A linha de cuidado para pacientes crônicos diz respeito ao trabalho desenvolvido por equipes multidisciplinares, compostas por médicos, enfermeiros, nutricionistas, fisioterapeutas e psicólogos, e à garantia de atenção diferenciada em relação a determinado tipo de doença. A exemplo da lipodistrofia, pacientes que desenvolvem diabetes em decorrência de seu diagnóstico precisam de atendimento especializado para o controle adequado da glicemia, além de orientação dietética específica.
Além do diabetes, a pessoa com lipodistrofia pode sofrer com pancreatite, cirrose, doença hepática, além de infecções. Não só, pode apresentar alterações nos níveis de colesterol e dos triglicerídeos e, como consequência, exibir problemas relacionados ao aparelho cardiovascular, como maior risco de infarto e derrame. Não à toa, as principais causas de morte em pacientes com lipodistrofia são doenças cardiovasculares, além de problemas relacionados à falência hepática, infecções graves e pancreatite aguda por hipertrigliceridemia grave.
Por isso, além do atendimento médico por profissionais habilitados para tratar a doença e que conheçam suas peculiaridades e os detalhes da história do paciente, a linha de cuidado relacionada à lipodistrofia deve envolver o cuidado nutricional adequado.
Infelizmente, ainda hoje, há grande falta de conhecimento em relação ao diagnóstico da doença, especialmente na atenção primária, que é o primeiro nível de atenção em saúde. Isso torna o desafio de cuidar dos pacientes com lipodistrofia ainda maior, pois muitas vezes eles são atendidos por médicos que desconhecem a doença e acabam sendo tratados exclusivamente para algumas doenças, como o diabetes ou a dislipidemia, por exemplo, sem serem submetidos ao rastreamento e cuidado adequado de todas as condições e/ou complicações associadas à lipodistrofia.

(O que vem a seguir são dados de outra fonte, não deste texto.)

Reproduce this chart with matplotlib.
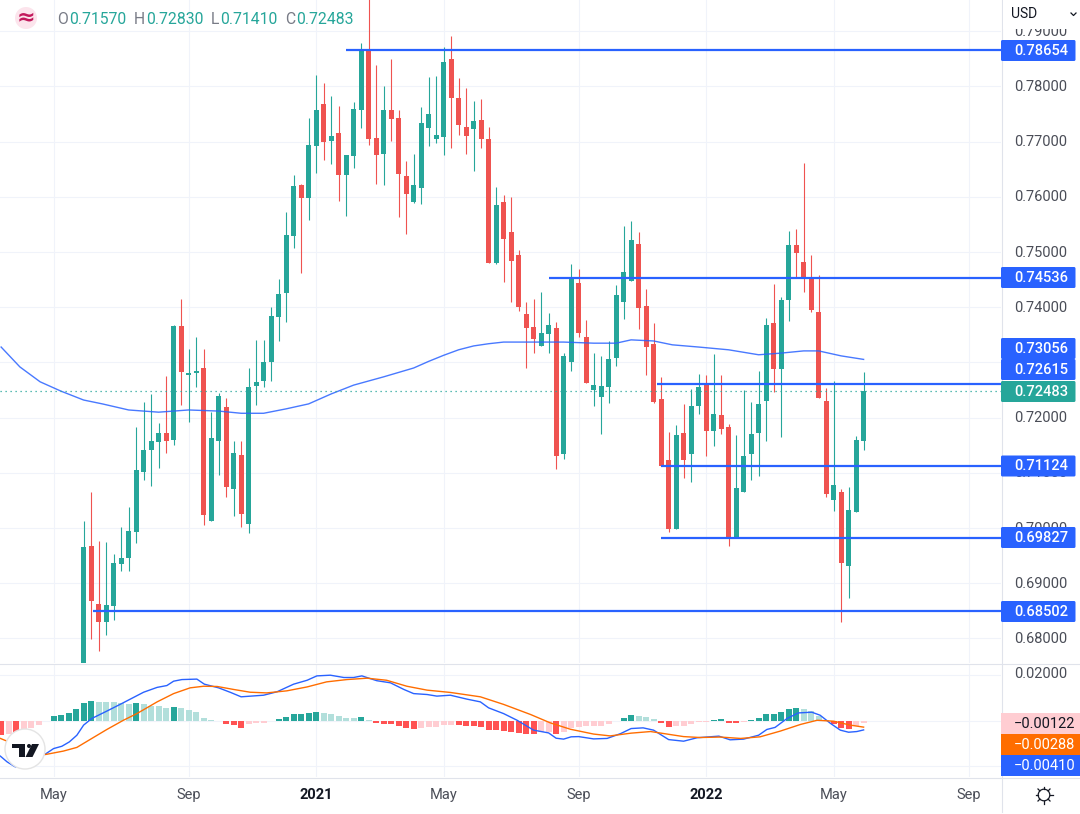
import numpy as np
import matplotlib
matplotlib.use("Agg")
import matplotlib.pyplot as plt
from matplotlib.patches import Rectangle, Circle, Polygon, FancyBboxPatch

plt.rcParams["font.family"] = ["Roboto", "DejaVu Sans"]

# weekly candles, oldest first
opens = [.6750,.6968,.6862,.6830,.6859,.6935,.6946,.6993,.7102,.7141,.7156,.7172,.7160,.7366,.7277,.7281,.7290,.7013,.7158,.7219,.7071,.7132,.7007,.7257,.7266,.7301,.7382,.7426,.7529,.7622,.7598,.7692,.7768,.7701,.7716,.7640,.7674,.7757,.7868,.7707,.7678,.7757,.7743,.7638,.7591,.7616,.7725,.7705,.7709,.7850,.7779,.7727,.7723,.7739,.7705,.7480,.7591,.7536,.7495,.7388,.7364,.7330,.7352,.7363,.7134,.7301,.7444,.7346,.7250,.7237,.7256,.7308,.7410,.7448,.7515,.7402,.7334,.7234,.7123,.6998,.7172,.7134,.7221,.7261,.7176,.7205,.7183,.6984,.7065,.7134,.7172,.7230,.7372,.7288,.7413,.7513,.7482,.7455,.7392,.7230,.7051,.7065,.6931,.7029,.7157]
highs = [.7013,.7065,.6977,.6975,.6953,.7002,.7038,.7183,.7228,.7243,.7190,.7276,.7368,.7415,.7324,.7346,.7324,.7210,.7245,.7236,.7158,.7158,.7290,.7341,.7341,.7401,.7451,.7573,.7640,.7623,.7743,.7821,.7806,.7783,.7765,.7676,.7772,.7879,.7975,.7839,.7801,.7850,.7757,.7665,.7678,.7763,.7817,.7819,.7872,.7891,.7815,.7797,.7774,.7777,.7727,.7618,.7603,.7600,.7504,.7410,.7415,.7428,.7390,.7373,.7317,.7478,.7469,.7377,.7317,.7312,.7339,.7440,.7547,.7556,.7536,.7433,.7372,.7274,.7174,.7187,.7225,.7252,.7279,.7277,.7315,.7277,.7189,.7169,.7250,.7228,.7285,.7381,.7442,.7419,.7538,.7542,.7661,.7495,.7459,.7254,.7266,.7071,.7075,.7167,.7283]
lows = [.6745,.6799,.6777,.6806,.6834,.6922,.6922,.6973,.7087,.7076,.7109,.7136,.7151,.7223,.7192,.7256,.7006,.7013,.7096,.7056,.7022,.7002,.6991,.7223,.7256,.7266,.7339,.7373,.7507,.7462,.7558,.7643,.7667,.7660,.7593,.7565,.7652,.7725,.7694,.7623,.7622,.7701,.7564,.7533,.7589,.7587,.7692,.7698,.7676,.7689,.7712,.7678,.7647,.7689,.7480,.7478,.7446,.7410,.7393,.7290,.7317,.7330,.7317,.7107,.7125,.7285,.7346,.7263,.7221,.7170,.7227,.7294,.7379,.7448,.7361,.7277,.7227,.7112,.6993,.6998,.7091,.7084,.7207,.7131,.7149,.7170,.6968,.6984,.7065,.7087,.7094,.7158,.7247,.7165,.7375,.7455,.7428,.7392,.7236,.7056,.7031,.6830,.6873,.7029,.7141]
closes = [.6966,.6868,.6830,.6861,.6937,.6946,.6995,.7105,.7141,.7158,.7172,.7158,.7366,.7283,.7281,.7285,.7024,.7163,.7239,.7075,.7136,.7026,.7256,.7265,.7301,.7384,.7424,.7531,.7620,.7598,.7694,.7757,.7699,.7710,.7640,.7676,.7759,.7866,.7705,.7676,.7757,.7741,.7641,.7605,.7622,.7734,.7750,.7712,.7844,.7779,.7730,.7710,.7737,.7705,.7480,.7585,.7524,.7484,.7401,.7363,.7343,.7353,.7368,.7131,.7312,.7455,.7353,.7263,.7259,.7257,.7306,.7422,.7464,.7522,.7399,.7328,.7228,.7112,.6998,.7169,.7123,.7221,.7256,.7176,.7207,.7180,.6982,.7073,.7131,.7170,.7225,.7368,.7288,.7413,.7513,.7498,.7453,.7395,.7236,.7062,.7078,.6937,.7033,.7160,.72483]

# moving average on the price pane
ma_idx = [-11,-8.5,-5.8,-3,0,2.5,6,10,14,18,21,24,27,30,33,36,40,44,46,48,50,52,54,56,60,64,68,71,73,76,78.5,82,86,90,93,96,98,101,104]
ma_val = [.7328,.7292,.7265,.7248,.7232,.7225,.7214,.7210,.7214,.7212,.7208,.7208,.7216,.7225,.7243,.7259,.7274,.7290,.7302,.7313,.7323,.7330,.7334,.7337,.7337,.7337,.7335,.7335,.7341,.7339,.7332,.7328,.7323,.7314,.7317,.7321,.7321,.7312,.73056]

# horizontal levels and the candle they start from
level_val = [.78654,.74536,.72615,.71124,.69827,.68502]
level_start = [35,62,76.4,77,77,1.2]
last_price = .72483

# macd pane
hist_start = -11
hist = [-.0064,-.0059,-.0074,-.0035,-.0034,-.0020,-.0003,.0019,.0023,.0032,.0049,.0075,.0084,.0081,.0080,.0079,.0075,.0073,.0074,.0071,.0065,.0062,.0054,.0058,.0054,.0045,.0036,.0010,.0002,-.0004,-.0017,-.0020,-.0033,-.0017,-.0013,-.0012,-.0003,.0006,.0015,.0028,.0029,.0032,.0036,.0032,.0028,.0019,.0010,.0009,.0015,.0002,-.0013,-.0014,-.0016,-.0025,-.0033,-.0038,-.0033,-.0029,-.0028,-.0020,-.0019,-.0021,-.0025,-.0026,-.0027,-.0042,-.0043,-.0046,-.0051,-.0055,-.0059,-.0060,-.0051,-.0050,-.0059,-.0051,-.0033,-.0029,-.0025,-.0024,-.0023,-.0016,-.0003,.0010,.0023,.0019,.0015,.0006,-.0012,-.0029,-.0025,-.0024,-.0016,-.0007,-.0006,.0002,.0006,-.0012,-.0013,-.0007,.0002,.0010,.0028,.0029,.0036,.0049,.0054,.0049,.0041,.0019,.0003,-.0016,-.0033,-.0038,-.0025,-.00122]

macd_idx = [-11.1,-10.2,-9.1,-5.1,-4,-2.9,-1.9,-.9,0,1.1,3.1,5.1,8,9.8,11.1,12,13.1,15.1,16.1,18,19.6,21,24,25.8,28,29.8,31.1,32.9,34.7,36,37.1,39.1,40.9,42.7,44,45.8,47.1,48.9,51.1,52.9,54,56,57.8,60,62,63,64,65,66,68,69.8,71.6,73,74.6,76,78,80,81.8,84.7,86.2,88,90,91.1,92.2,93.8,95.3,97.1,98.2,99.6,100.9,102,103.1,104]
macd_val = [-.0155,-.0180,-.0202,-.0146,-.0122,-.0112,-.0093,-.0064,-.0020,.0009,.0041,.0074,.0123,.0144,.0152,.0171,.0178,.0180,.0158,.0142,.0122,.0103,.0110,.0125,.0158,.0175,.0194,.0197,.0187,.0187,.0194,.0173,.0164,.0135,.0117,.0113,.0106,.0110,.0093,.0081,.0055,.0030,.0001,-.0042,-.0054,-.0077,-.0081,-.0071,-.0070,-.0080,-.0078,-.0057,-.0035,-.0032,-.0042,-.0083,-.0090,-.0075,-.0068,-.0084,-.0081,-.0064,-.0039,-.0030,.0009,.0033,.0036,.0023,-.0013,-.0042,-.0051,-.0048,-.0041]
signal_idx = [-11.1,-10.2,-5.1,-2.7,-.9,1.3,3.1,5.3,7.1,9.8,12,14.2,16,17.8,20,22.2,24.4,27.1,29.8,32.4,35.1,37.8,40.4,43.1,45.8,48.9,52.9,56,59.6,62.2,64.9,68,70.2,73,75.6,77.8,80,82.2,84.9,87.6,90.2,92.9,95.6,97.8,100,102.2,104]
signal_val = [-.0078,-.0090,-.0148,-.0133,-.0117,-.0074,-.0039,.0001,.0030,.0081,.0117,.0142,.0149,.0148,.0135,.0123,.0120,.0129,.0146,.0168,.0178,.0184,.0175,.0149,.0132,.0122,.0103,.0070,.0026,-.0010,-.0038,-.0059,-.0067,-.0055,-.0048,-.0059,-.0070,-.0074,-.0072,-.0078,-.0071,-.0046,-.0017,.0001,-.0003,-.0020,-.00288]

price_ticks = [.68,.69,.70,.71,.72,.73,.74,.75,.76,.77,.78,.79]
macd_ticks = [-.02,0,.02]
time_idx = [-4,14,31,48,66,83,100,118]
time_labels = ["May","Sep","2021","May","Sep","2022","May","Sep"]

GREEN = "#26A69A"
RED = "#EF5350"
BLUE = "#2962FF"
ORANGE = "#FF6D00"
GRID = "#F0F3FA"
BORDER = "#E0E3EB"
TEXT = "#4A4D57"

W, H = 1080, 814
fig = plt.figure(figsize=(W / 100, H / 100), dpi=100)

ax = fig.add_axes([0, 1 - 663 / H, 1001 / W, 663 / H])
ax2 = fig.add_axes([0, 1 - 777 / H, 1001 / W, 113 / H])
top = fig.add_axes([0, 0, 1, 1], zorder=10)
top.set_xlim(0, W)
top.set_ylim(H, 0)
top.axis("off")

x0, x1 = -11.15, 122.32
for a in (ax, ax2):
    a.set_xlim(x0, x1)
    a.set_xticks(time_idx)
    a.tick_params(left=False, bottom=False, labelleft=False, labelbottom=False)
    a.grid(True, color=GRID, linewidth=0.8)
    a.set_axisbelow(True)
    for s in a.spines.values():
        s.set_visible(False)
ax.set_ylim(.67556, .79567)
ax.set_yticks(price_ticks)
ax2.set_ylim(-.02457, .02457)
ax2.set_yticks(macd_ticks)

# candles
idx = np.arange(len(opens))
o = np.array(opens)
c = np.array(closes)
colors = [GREEN if c[i] >= o[i] else RED for i in idx]
ax.vlines(idx, lows, highs, colors=colors, linewidth=0.8, zorder=3)
ax.bar(idx, np.abs(c - o), bottom=np.minimum(o, c), width=0.67, color=colors, linewidth=0, zorder=4)

ax.plot(ma_idx, ma_val, color=BLUE, linewidth=1.0, alpha=0.85, zorder=5)
ax.axhline(last_price, color=GREEN, linewidth=0.9, linestyle=(0, (1, 3)), zorder=5)
for v, s in zip(level_val, level_start):
    ax.plot([s, x1], [v, v], color=BLUE, linewidth=1.6, solid_capstyle="butt", zorder=6)

# macd histogram, shade depends on direction
hist_idx = np.arange(len(hist)) + hist_start
hist_colors = []
for i, h in enumerate(hist):
    prev = hist[i - 1] if i > 0 else h
    if h >= 0:
        hist_colors.append(GREEN if h > prev else "#B2DFDB")
    else:
        hist_colors.append("#FF5252" if h <= prev else "#FFCDD2")
ax2.bar(hist_idx, hist, width=0.8, color=hist_colors, linewidth=0, zorder=3)
ax2.plot(macd_idx, macd_val, color=BLUE, linewidth=1.0, zorder=4)
ax2.plot(signal_idx, signal_val, color=ORANGE, linewidth=1.0, zorder=4)

# pane borders
top.plot([0, W], [663.5, 663.5], color=BORDER, linewidth=0.8)
top.plot([0, W], [777.5, 777.5], color=BORDER, linewidth=0.8)
top.plot([1001.5, 1001.5], [0, 812], color=BORDER, linewidth=0.8)

# price scale
py = lambda v: 663 * (.79567 - v) / (.79567 - .67556)
for v in price_ticks:
    top.text(1014, py(v) + 0.5, "%.5f" % v, fontsize=10.5, color=TEXT, ha="left", va="center")
top.text(1014, 674.5, "0.02000", fontsize=10.5, color=TEXT, ha="left", va="center")
top.add_patch(Rectangle((1003, 0), 77, 28.5, facecolor="white", edgecolor="none", zorder=3))
top.text(1011, 14, "USD", fontsize=10, color="#131722", ha="left", va="center", zorder=4)
top.plot([1071, 1073.5, 1076], [13, 15.5, 13], color="#131722", linewidth=0.9, zorder=4)

labels = [("0.78654", 50.5, BLUE), ("0.74536", 277.5, BLUE), ("0.73056", 348.5, BLUE),
          ("0.72615", 369.5, BLUE), ("0.72483", 391.5, GREEN), ("0.71124", 466, BLUE),
          ("0.69827", 537.5, BLUE), ("0.68502", 611.5, BLUE)]
for txt, y, col in labels:
    top.add_patch(FancyBboxPatch((1002, y - 9.5), 72.5, 19, boxstyle="round,pad=1,rounding_size=1.5",
                                 facecolor=col, edgecolor="none", zorder=5))
    top.text(1014, y + 0.5, txt, fontsize=10.5, color="white", fontweight="medium", ha="left", va="center", zorder=6)

macd_labels = [("\u22120.00122", 723.5, "#FFCDD2", "#131722"), ("\u22120.00288", 744.5, ORANGE, "white"),
               ("\u22120.00410", 765.5, BLUE, "white")]
for txt, y, col, tc in macd_labels:
    top.add_patch(Rectangle((1001, y - 10.5), 79, 21, facecolor=col, edgecolor="none", zorder=5))
    top.text(1014, y + 0.5, txt, fontsize=10.5, color=tc, ha="left", va="center", zorder=6)

# time scale
for i, lab in zip(time_idx, time_labels):
    bold = lab in ("2021", "2022")
    top.text(83.5 + 7.5 * i, 795, lab, fontsize=10.5, ha="center", va="center",
             color="#131722" if bold else TEXT, fontweight="bold" if bold else "normal")

# header legend
top.add_patch(Circle((26, 18), 11, facecolor="#FCE4EC", edgecolor="none"))
top.text(26, 17.5, "\u2248", fontsize=16, color="#C2185B", ha="center", va="center", family="DejaVu Sans", fontweight="bold")
legend = [("O", 57, "0.71570", 69), ("H", 134, "0.72830", 146), ("L", 211, "0.71410", 220), ("C", 285, "0.72483", 296)]
for k, kx, val, vx in legend:
    top.text(kx, 19, k, fontsize=11.3, color="#787B86", ha="left", va="center")
    top.text(vx, 19, val, fontsize=11.3, color=GREEN, ha="left", va="center")

# logo
top.add_patch(Circle((25, 749), 20, facecolor="white", edgecolor="#E4E4E4", linewidth=1, zorder=6))
top.add_patch(Polygon([(12.3, 744), (25, 744), (25, 757), (18.5, 757), (18.5, 748), (12.3, 748)], facecolor="#131722", zorder=7))
top.add_patch(Circle((29, 746), 2, facecolor="#131722", zorder=7))
top.add_patch(Polygon([(32, 744), (39, 744), (32.5, 757), (25.5, 757)], facecolor="#131722", zorder=7))

# settings gear
top.add_patch(Circle((1044, 795), 5.8, facecolor="white", edgecolor="#131722", linewidth=0.9))
for ang in np.arange(0, 360, 45):
    r = np.radians(ang)
    top.plot([1044 + 5.8 * np.cos(r), 1044 + 8.5 * np.cos(r)], [795 + 5.8 * np.sin(r), 795 + 8.5 * np.sin(r)],
             color="#131722", linewidth=0.9)

fig.savefig("out.png", dpi=100)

Como consequência, a qualidade de vida desses pacientes é negativamente impactada, tornando-os mais suscetíveis a complicações precoces e à diminuição da expectativa de vida. Estima-se que pacientes com lipodistrofia generalizada vivem, em média, até os 51 anos e os pacientes com formas parciais, até os 66 anos2, um tempo consideravelmente menor do que a expectativa de vida média do brasileiro.
Dados como esse são alarmantes e escancaram a necessidade de que esses pacientes recebam o cuidado e o olhar especializado necessários, com centros terciários que sejam referência, e que obtenham atendimento digno e respeitoso em relação ao seu diagnóstico e ao seu tratamento.
*Cynthia Melissa Valerio é endocrinologista e pesquisadora do IEDE-RJ.